Memories of Sir Peregrine


(Photo: Chris McGrath/Getty Images).
(Photo: Chris McGrath/Getty Images).

By Amit Roy



ANOTHER editor I knew has been in the news.

Sir Peregrine Worsthorne, who was briefly editor of the Sunday Tel­egraph, died last week, aged 96. While Trevor Grove was the paper’s editor when I first joined, Perry was in charge of four comment pages.

On Saturdays, after we had done our stories, we would go to the paper’s restaurant – on a ship moored next to the office in Canary Wharf – for an extended lunch. Perry presided over the meal, but so much (free) wine was consumed that man­agement finally ended this expensive indulgence.



When I was on the Daily Mail, I merited a small mention in Perry’s article. After the military junta under Lt Gen Leo­poldo Galtieri in Argentina was defeated and replaced by the democratically elected Raul Alfonsin, Perry arrived in Buenos Aires. He sought an inter­view with Alfonsin but was refused. I was sent back to Buenos Aires after the war by the Daily Mail’s editor, David English, who – as always – wanted the first exclusive inter­view although there were several hundred foreign journalists there.

Anyway, to cut a long story short, the Indian ambassador, Lakhan Lal Mehrotra, intervened on my behalf and Alfonsin gave me the first interview. In a long article from Ar­gentina, Perry explained that the president had spoken to a junior Indian reporter of no consequence (all very true), because Alfonsin wanted to be seen to be kind to a Third World journalist. I laughed it off and later, dur­ing our Sunday Telegraph lunches, Perry and I re­mained on cordial terms.

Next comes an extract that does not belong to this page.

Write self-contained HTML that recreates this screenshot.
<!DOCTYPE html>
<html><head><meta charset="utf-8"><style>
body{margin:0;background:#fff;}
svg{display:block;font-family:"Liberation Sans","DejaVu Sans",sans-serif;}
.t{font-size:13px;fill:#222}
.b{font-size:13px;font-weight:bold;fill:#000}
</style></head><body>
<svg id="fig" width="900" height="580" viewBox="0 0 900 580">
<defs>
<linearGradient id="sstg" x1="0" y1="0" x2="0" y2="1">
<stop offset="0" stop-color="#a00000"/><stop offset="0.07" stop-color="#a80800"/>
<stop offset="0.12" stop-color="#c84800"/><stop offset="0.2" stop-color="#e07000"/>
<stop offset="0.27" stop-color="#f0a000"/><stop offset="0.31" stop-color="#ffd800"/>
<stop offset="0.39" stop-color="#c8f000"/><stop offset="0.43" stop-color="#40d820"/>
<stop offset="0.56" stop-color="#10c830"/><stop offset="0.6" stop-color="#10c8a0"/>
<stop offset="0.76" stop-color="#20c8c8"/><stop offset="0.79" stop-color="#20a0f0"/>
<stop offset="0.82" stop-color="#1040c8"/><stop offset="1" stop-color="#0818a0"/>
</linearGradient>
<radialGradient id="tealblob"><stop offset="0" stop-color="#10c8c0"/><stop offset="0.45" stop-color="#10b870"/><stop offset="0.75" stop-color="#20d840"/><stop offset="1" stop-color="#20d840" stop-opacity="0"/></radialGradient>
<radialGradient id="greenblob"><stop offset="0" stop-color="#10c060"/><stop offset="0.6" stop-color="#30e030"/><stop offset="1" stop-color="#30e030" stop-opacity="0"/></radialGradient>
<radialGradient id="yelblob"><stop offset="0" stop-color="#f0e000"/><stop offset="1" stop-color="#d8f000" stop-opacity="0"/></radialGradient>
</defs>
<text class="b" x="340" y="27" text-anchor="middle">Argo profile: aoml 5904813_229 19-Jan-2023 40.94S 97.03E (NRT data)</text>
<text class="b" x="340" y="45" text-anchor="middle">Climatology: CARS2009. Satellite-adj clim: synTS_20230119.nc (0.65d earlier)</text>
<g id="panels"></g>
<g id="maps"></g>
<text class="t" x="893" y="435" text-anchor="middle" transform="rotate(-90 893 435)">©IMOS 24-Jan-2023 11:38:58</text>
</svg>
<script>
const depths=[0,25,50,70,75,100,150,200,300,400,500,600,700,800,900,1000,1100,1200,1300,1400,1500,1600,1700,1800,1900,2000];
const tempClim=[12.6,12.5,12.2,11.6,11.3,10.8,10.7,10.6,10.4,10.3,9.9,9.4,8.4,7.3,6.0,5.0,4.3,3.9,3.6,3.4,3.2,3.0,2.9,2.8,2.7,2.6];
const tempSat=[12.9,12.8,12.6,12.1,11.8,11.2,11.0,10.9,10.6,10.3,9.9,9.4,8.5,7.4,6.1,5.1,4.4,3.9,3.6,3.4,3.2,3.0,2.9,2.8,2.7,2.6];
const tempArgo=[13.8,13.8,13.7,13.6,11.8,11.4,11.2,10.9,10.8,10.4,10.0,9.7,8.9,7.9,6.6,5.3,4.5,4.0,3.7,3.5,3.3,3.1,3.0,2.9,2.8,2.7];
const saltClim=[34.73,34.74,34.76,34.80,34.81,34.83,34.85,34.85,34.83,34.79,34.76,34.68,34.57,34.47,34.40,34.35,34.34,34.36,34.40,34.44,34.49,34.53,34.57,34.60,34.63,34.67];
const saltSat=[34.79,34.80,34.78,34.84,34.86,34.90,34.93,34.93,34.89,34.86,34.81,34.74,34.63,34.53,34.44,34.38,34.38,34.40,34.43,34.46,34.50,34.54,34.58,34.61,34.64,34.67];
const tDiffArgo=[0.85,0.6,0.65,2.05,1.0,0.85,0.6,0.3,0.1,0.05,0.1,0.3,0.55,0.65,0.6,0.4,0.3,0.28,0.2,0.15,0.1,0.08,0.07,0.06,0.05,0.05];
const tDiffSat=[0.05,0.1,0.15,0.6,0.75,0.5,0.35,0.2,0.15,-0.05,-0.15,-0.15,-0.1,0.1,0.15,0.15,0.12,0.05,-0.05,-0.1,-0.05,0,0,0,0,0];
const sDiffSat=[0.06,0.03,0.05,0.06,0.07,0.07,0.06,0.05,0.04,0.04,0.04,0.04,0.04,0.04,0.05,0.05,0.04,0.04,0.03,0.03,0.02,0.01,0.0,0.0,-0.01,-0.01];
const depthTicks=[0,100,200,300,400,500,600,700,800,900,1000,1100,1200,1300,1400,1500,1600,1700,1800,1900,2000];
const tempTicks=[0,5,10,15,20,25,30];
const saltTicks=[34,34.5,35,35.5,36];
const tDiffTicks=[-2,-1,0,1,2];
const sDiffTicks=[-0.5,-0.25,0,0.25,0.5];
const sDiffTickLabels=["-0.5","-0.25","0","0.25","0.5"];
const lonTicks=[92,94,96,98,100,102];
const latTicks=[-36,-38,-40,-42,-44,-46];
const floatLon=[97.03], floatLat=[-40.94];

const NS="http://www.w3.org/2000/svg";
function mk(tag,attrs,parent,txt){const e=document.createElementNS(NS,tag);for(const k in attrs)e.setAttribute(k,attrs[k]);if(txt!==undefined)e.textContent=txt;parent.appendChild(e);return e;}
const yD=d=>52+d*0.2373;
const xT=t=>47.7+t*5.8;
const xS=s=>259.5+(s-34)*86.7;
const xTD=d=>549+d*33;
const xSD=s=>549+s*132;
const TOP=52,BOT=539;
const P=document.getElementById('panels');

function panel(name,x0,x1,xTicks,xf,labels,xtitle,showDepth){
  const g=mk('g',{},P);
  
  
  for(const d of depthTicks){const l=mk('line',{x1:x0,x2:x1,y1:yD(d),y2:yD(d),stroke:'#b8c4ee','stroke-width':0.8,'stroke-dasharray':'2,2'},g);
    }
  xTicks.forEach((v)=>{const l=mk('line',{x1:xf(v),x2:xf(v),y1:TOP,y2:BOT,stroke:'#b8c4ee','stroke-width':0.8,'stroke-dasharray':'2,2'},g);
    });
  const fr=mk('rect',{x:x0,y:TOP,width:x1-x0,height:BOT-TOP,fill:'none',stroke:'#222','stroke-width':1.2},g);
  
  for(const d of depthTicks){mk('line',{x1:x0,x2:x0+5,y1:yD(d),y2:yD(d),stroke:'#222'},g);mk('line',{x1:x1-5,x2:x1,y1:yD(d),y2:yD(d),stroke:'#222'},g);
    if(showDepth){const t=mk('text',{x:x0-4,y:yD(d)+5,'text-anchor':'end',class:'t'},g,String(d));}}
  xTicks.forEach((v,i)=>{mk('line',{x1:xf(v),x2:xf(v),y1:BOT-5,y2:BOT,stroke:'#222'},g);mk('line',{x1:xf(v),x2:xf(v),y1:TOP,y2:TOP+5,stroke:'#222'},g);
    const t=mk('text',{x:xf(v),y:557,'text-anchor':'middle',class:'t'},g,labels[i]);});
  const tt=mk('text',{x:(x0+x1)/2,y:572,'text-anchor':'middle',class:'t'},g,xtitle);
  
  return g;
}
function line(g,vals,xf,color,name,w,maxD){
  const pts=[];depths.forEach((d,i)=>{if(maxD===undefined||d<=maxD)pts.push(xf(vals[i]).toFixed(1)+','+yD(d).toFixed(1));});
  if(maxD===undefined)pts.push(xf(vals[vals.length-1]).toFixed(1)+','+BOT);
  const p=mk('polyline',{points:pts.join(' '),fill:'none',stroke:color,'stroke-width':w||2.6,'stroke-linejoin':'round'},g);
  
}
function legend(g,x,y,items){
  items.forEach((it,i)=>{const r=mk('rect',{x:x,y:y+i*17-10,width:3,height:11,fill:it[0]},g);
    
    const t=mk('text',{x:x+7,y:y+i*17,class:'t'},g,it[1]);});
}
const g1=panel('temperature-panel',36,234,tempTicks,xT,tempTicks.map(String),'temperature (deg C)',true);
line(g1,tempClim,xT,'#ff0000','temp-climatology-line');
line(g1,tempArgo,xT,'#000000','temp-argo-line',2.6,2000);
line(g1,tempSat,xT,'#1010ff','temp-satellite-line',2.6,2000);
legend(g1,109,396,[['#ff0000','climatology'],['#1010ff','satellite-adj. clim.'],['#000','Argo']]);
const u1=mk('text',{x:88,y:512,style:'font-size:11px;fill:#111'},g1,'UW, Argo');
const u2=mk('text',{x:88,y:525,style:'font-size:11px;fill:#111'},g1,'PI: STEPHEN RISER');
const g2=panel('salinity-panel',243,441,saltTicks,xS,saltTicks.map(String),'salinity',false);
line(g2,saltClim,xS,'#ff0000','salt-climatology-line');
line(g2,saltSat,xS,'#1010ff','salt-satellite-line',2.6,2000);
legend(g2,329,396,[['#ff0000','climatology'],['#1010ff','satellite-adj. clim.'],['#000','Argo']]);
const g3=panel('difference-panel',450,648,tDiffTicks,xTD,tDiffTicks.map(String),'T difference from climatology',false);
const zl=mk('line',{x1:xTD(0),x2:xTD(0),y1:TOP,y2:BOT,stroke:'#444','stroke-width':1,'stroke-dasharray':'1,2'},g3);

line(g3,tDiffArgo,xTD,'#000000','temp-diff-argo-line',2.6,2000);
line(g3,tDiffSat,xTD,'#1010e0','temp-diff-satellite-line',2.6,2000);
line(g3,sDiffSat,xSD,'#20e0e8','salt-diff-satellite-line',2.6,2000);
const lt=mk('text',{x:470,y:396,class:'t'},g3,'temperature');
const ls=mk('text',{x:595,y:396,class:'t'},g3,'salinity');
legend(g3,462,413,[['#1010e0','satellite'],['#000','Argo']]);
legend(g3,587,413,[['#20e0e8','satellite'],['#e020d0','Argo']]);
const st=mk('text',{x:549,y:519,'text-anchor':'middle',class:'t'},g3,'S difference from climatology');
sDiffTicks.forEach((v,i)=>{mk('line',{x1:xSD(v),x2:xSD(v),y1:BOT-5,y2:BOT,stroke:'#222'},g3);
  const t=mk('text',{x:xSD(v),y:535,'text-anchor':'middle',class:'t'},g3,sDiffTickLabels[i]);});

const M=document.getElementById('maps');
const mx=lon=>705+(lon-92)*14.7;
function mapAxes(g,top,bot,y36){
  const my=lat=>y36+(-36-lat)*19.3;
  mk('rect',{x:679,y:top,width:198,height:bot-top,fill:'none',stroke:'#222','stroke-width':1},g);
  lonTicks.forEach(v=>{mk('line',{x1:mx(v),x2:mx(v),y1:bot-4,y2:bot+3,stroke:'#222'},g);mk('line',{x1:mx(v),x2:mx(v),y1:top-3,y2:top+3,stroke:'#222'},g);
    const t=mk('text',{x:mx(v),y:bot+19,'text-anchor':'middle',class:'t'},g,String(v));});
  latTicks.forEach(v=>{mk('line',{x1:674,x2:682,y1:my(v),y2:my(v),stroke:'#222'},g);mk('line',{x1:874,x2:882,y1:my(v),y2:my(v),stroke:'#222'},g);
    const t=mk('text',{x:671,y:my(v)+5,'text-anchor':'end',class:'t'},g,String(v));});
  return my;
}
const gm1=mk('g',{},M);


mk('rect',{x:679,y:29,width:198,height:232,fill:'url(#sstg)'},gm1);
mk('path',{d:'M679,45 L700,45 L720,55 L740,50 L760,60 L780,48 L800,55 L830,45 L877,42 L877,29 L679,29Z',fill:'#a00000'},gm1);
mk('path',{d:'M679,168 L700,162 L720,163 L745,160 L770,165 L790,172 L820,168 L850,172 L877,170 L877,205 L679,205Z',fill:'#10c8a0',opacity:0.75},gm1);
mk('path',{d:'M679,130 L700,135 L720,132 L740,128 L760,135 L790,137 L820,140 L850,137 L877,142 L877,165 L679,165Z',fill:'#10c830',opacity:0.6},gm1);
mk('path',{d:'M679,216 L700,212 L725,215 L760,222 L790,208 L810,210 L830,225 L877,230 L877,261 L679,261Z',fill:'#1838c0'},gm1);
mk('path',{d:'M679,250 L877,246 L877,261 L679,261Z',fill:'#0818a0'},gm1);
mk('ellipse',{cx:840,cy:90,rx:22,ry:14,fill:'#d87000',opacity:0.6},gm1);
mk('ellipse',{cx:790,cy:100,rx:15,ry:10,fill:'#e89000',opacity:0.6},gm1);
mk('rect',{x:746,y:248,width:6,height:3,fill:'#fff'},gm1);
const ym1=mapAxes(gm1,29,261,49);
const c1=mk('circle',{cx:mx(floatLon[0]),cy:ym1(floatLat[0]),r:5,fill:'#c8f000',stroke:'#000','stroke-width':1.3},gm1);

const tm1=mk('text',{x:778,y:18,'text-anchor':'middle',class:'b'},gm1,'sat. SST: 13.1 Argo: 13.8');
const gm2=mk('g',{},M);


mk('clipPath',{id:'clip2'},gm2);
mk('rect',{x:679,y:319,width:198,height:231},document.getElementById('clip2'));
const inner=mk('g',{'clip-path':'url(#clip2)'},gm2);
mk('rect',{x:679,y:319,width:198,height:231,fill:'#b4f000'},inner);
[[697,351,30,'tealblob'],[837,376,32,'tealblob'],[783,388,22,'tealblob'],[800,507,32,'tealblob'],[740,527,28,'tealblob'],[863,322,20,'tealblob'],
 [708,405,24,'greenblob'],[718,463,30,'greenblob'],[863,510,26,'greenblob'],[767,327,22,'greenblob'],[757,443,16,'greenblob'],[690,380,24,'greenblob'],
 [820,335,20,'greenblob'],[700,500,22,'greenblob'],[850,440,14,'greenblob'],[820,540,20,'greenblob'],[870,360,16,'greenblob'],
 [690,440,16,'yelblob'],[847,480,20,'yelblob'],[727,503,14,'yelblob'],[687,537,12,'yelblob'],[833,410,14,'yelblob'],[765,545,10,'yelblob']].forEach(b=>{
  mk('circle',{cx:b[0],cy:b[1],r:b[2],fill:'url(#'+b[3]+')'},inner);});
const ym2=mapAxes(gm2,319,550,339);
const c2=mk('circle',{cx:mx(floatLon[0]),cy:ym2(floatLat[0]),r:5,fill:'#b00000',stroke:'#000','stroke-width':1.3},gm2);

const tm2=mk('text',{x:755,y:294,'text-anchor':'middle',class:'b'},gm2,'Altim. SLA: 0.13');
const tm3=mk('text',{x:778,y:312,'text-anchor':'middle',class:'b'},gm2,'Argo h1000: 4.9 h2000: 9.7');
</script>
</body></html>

I remember he had a go at my previous editor, Andrew Neil, who had an affair with Pamella Bordes, a former Miss India, when he was editor of the Sun­day Times. Perry castigat­ed Andrew for being a “playboy”. When the affair was revealed by the News of the World, Andrew had made me and a colleague, Mick Brown, write a full-page “focus” on his for­mer girlfriend.